Guests entered through a space washed in Rue Miche’s signature industrial palette, anchored by a Maison Meng installation that balanced nostalgia with sci-fi. The impact was immediate and intentional. This was a show designed for total immersion.
A survey of local identity
15 fashion brands took to the runway, each offering wildly different aesthetics, some punkish and raw (AFTER PARTY, STRESSMAMA), others poetic and sculptural (MARE, KIMTR). What united them wasn’t a single look or trend but a willingness to speak their language fluently and unapologetically.

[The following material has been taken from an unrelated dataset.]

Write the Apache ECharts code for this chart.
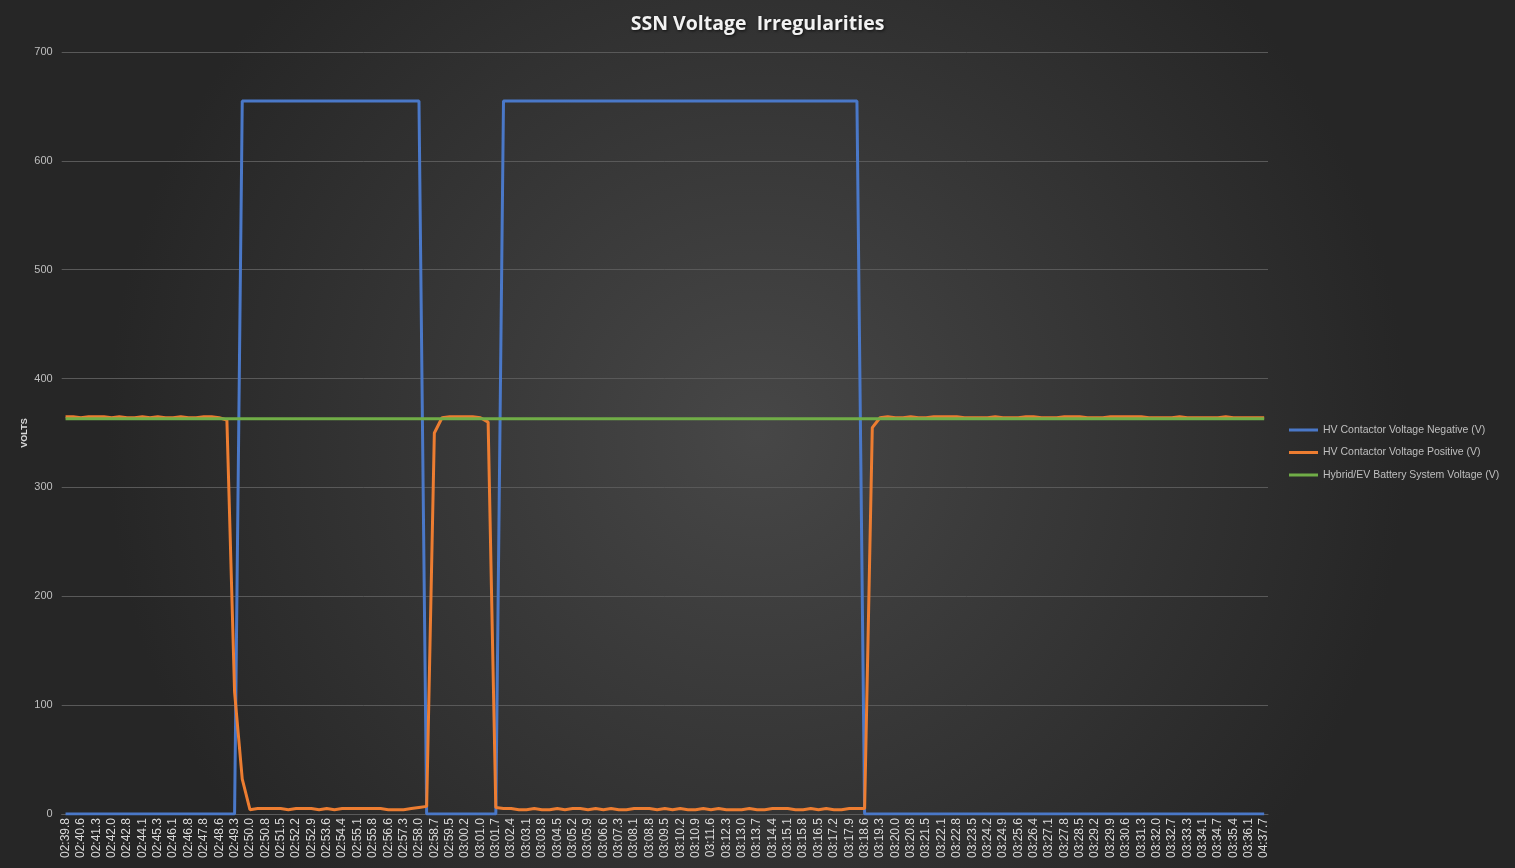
<!DOCTYPE html>
<html>
<head>
<meta charset="utf-8">
<style>
  html, body { margin: 0; padding: 0; width: 100%; height: 100%; }
  #chart { width: 1515px; height: 868px; }
</style>
<script src="https://cdn.jsdelivr.net/npm/echarts@6/dist/echarts.min.js"></script>
</head>
<body>
<div id="chart"></div>
<script>
// Tick labels shown under the axis (one every second sample).
const tickLabels = ['02:39.8','02:40.6','02:41.3','02:42.0','02:42.8','02:44.1','02:45.3','02:46.1','02:46.8','02:47.8',
  '02:48.6','02:49.3','02:50.0','02:50.8','02:51.5','02:52.2','02:52.9','02:53.6','02:54.4','02:55.1',
  '02:55.8','02:56.6','02:57.3','02:58.0','02:58.7','02:59.5','03:00.2','03:01.0','03:01.7','03:02.4',
  '03:03.1','03:03.8','03:04.5','03:05.2','03:05.9','03:06.6','03:07.3','03:08.1','03:08.8','03:09.5',
  '03:10.2','03:10.9','03:11.6','03:12.3','03:13.0','03:13.7','03:14.4','03:15.1','03:15.8','03:16.5',
  '03:17.2','03:17.9','03:18.6','03:19.3','03:20.0','03:20.8','03:21.5','03:22.1','03:22.8','03:23.5',
  '03:24.2','03:24.9','03:25.6','03:26.4','03:27.1','03:27.8','03:28.5','03:29.2','03:29.9','03:30.6',
  '03:31.3','03:32.0','03:32.7','03:33.3','03:34.1','03:34.7','03:35.4','03:36.1','04:37.7'];

const seriesNames = ['HV Contactor Voltage Negative (V)', 'HV Contactor Voltage Positive (V)', 'Hybrid/EV Battery System Voltage (V)'];

// HV Contactor Voltage Negative (V), one value per sample
const negative = [
  0,0,0,0,0,0,0,0,0,0,
  0,0,0,0,0,0,0,0,0,0,
  0,0,0,655,655,655,655,655,655,655,
  655,655,655,655,655,655,655,655,655,655,
  655,655,655,655,655,655,655,0,0,0,
  0,0,0,0,0,0,0,655,655,655,
  655,655,655,655,655,655,655,655,655,655,
  655,655,655,655,655,655,655,655,655,655,
  655,655,655,655,655,655,655,655,655,655,
  655,655,655,655,655,655,655,655,655,655,
  655,655,655,655,0,0,0,0,0,0,
  0,0,0,0,0,0,0,0,0,0,
  0,0,0,0,0,0,0,0,0,0,
  0,0,0,0,0,0,0,0,0,0,
  0,0,0,0,0,0,0,0,0,0,
  0,0,0,0,0,0,0
];

// HV Contactor Voltage Positive (V)
const positive = [
  365,365,364,365,365,365,364,365,364,364,
  365,364,365,364,364,365,364,364,365,365,
  364,362,112,32,4,5,5,5,5,4,
  5,5,5,4,5,4,5,5,5,5,
  5,5,4,4,4,5,6,7,350,364,
  365,365,365,365,364,360,6,5,5,4,
  4,5,4,4,5,4,5,5,4,5,
  4,5,4,4,5,5,5,4,5,4,
  5,4,4,5,4,5,4,4,4,5,
  4,4,5,5,5,4,4,5,4,5,
  4,4,5,5,5,355,364,365,364,364,
  365,364,364,365,365,365,365,364,364,364,
  364,365,364,364,364,365,365,364,364,364,
  365,365,365,364,364,364,365,365,365,365,
  365,364,364,364,364,365,364,364,364,364,
  364,365,364,364,364,364,364
];

// Hybrid/EV Battery System Voltage (V)
const battery = [
  363,363,363,363,363,363,363,363,363,363,
  363,363,363,363,363,363,363,363,363,363,
  363,363,363,363,363,363,363,363,363,363,
  363,363,363,363,363,363,363,363,363,363,
  363,363,363,363,363,363,363,363,363,363,
  363,363,363,363,363,363,363,363,363,363,
  363,363,363,363,363,363,363,363,363,363,
  363,363,363,363,363,363,363,363,363,363,
  363,363,363,363,363,363,363,363,363,363,
  363,363,363,363,363,363,363,363,363,363,
  363,363,363,363,363,363,363,363,363,363,
  363,363,363,363,363,363,363,363,363,363,
  363,363,363,363,363,363,363,363,363,363,
  363,363,363,363,363,363,363,363,363,363,
  363,363,363,363,363,363,363,363,363,363,
  363,363,363,363,363,363,363
];

const colors = ['#4a78c8', '#ed7d31', '#70ad47'];

function toPoints(arr) {
  return arr.map((v, i) => [i, v]);
}

const labelPositions = tickLabels.map((t, k) => k * 2);

const chart = echarts.init(document.getElementById('chart'));
chart.setOption({
  backgroundColor: {
    type: 'radial', x: 0.5, y: 0.5, r: 0.75,
    colorStops: [{ offset: 0, color: '#474747' }, { offset: 1, color: '#262626' }]
  },
  animation: false,
  color: colors,
  title: {
    text: 'SSN Voltage  Irregularities',
    left: 'center',
    top: 9,
    textStyle: {
      color: '#f2f2f2', fontFamily: 'Open Sans', fontWeight: 'bold', fontSize: 19.5,
      textShadowColor: 'rgba(0,0,0,0.7)', textShadowBlur: 3, textShadowOffsetX: 1, textShadowOffsetY: 1
    }
  },
  legend: {
    orient: 'vertical',
    left: 1289,
    top: 423,
    padding: 0,
    itemGap: 8.5,
    itemWidth: 29,
    itemHeight: 3,
    icon: 'rect',
    data: seriesNames,
    textStyle: { color: '#bfbfbf', fontFamily: 'Liberation Sans', fontSize: 10.5, lineHeight: 14 }
  },
  grid: { left: 61.7, right: 247, top: 52, bottom: 54, containLabel: false },
  xAxis: {
    type: 'value',
    min: -0.5,
    max: 156.5,
    axisLine: { show: true, lineStyle: { color: '#5a5a5a' } },
    axisTick: { show: false },
    splitLine: { show: false },
    axisLabel: {
      customValues: labelPositions,
      rotate: 90,
      margin: 4,
      color: '#d9d9d9',
      fontFamily: 'Liberation Sans',
      fontSize: 12,
      formatter: v => tickLabels[Math.round(v / 2)]
    }
  },
  yAxis: {
    type: 'value',
    min: 0,
    max: 700,
    interval: 100,
    name: 'VOLTS',
    nameLocation: 'middle',
    nameGap: 33,
    nameMoveOverlap: false,
    nameTextStyle: { color: '#d9d9d9', fontFamily: 'Liberation Sans', fontWeight: 'bold', fontSize: 9 },
    axisLine: { show: false },
    axisTick: { show: false },
    axisLabel: { color: '#bfbfbf', fontFamily: 'Liberation Sans', fontSize: 11, margin: 9 },
    splitLine: { lineStyle: { color: '#595959', width: 1 } }
  },
  series: [
    { name: seriesNames[0], type: 'line', data: toPoints(negative), showSymbol: false, lineStyle: { width: 3 } },
    { name: seriesNames[1], type: 'line', data: toPoints(positive), showSymbol: false, lineStyle: { width: 3 } },
    { name: seriesNames[2], type: 'line', data: toPoints(battery), showSymbol: false, lineStyle: { width: 3 } }
  ]
});
</script>
</body>
</html>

RAKKIU layered Japanese street textures with hand-distressed denim and Vietnamese tailoring cues. DALYA leaned feminine and fierce, while GIAN SAIGON reminded the audience that tradition and modernity are foundations to build on. By the time FORTYTHREE closed the show with a defiant call for freedom and equality, it was clear that this was a statement of cultural intent.
Rue Miche’s larger bet
Though technically a Rue Miche event, the show never felt like it was advertising a single label. Instead, it positioned Rue Miche as an ecosystem curator and an architect of a broader vision. That vision crystallized with the soft launch of Rue Miche L’Edition, a new multi-brand retail format set to amplify Vietnamese fashion to more commercial and international platforms.
And yet, despite the high-concept staging and abstract inspiration, the core takeaway was that fashion is community. ORBIT didn’t preach innovation for innovation’s sake. It showcased it as a method of self-respect.
Vietnamese fashion has often been framed as “emerging,” a polite way of saying it’s catching up. Rue Miche’s ORBIT pushed back against that idea, presenting a vision that was both outward-facing and deeply rooted. The show proved that Vietnamese fashion doesn’t need to mimic the West to stand on the global stage. It just needs to move with its own gravity.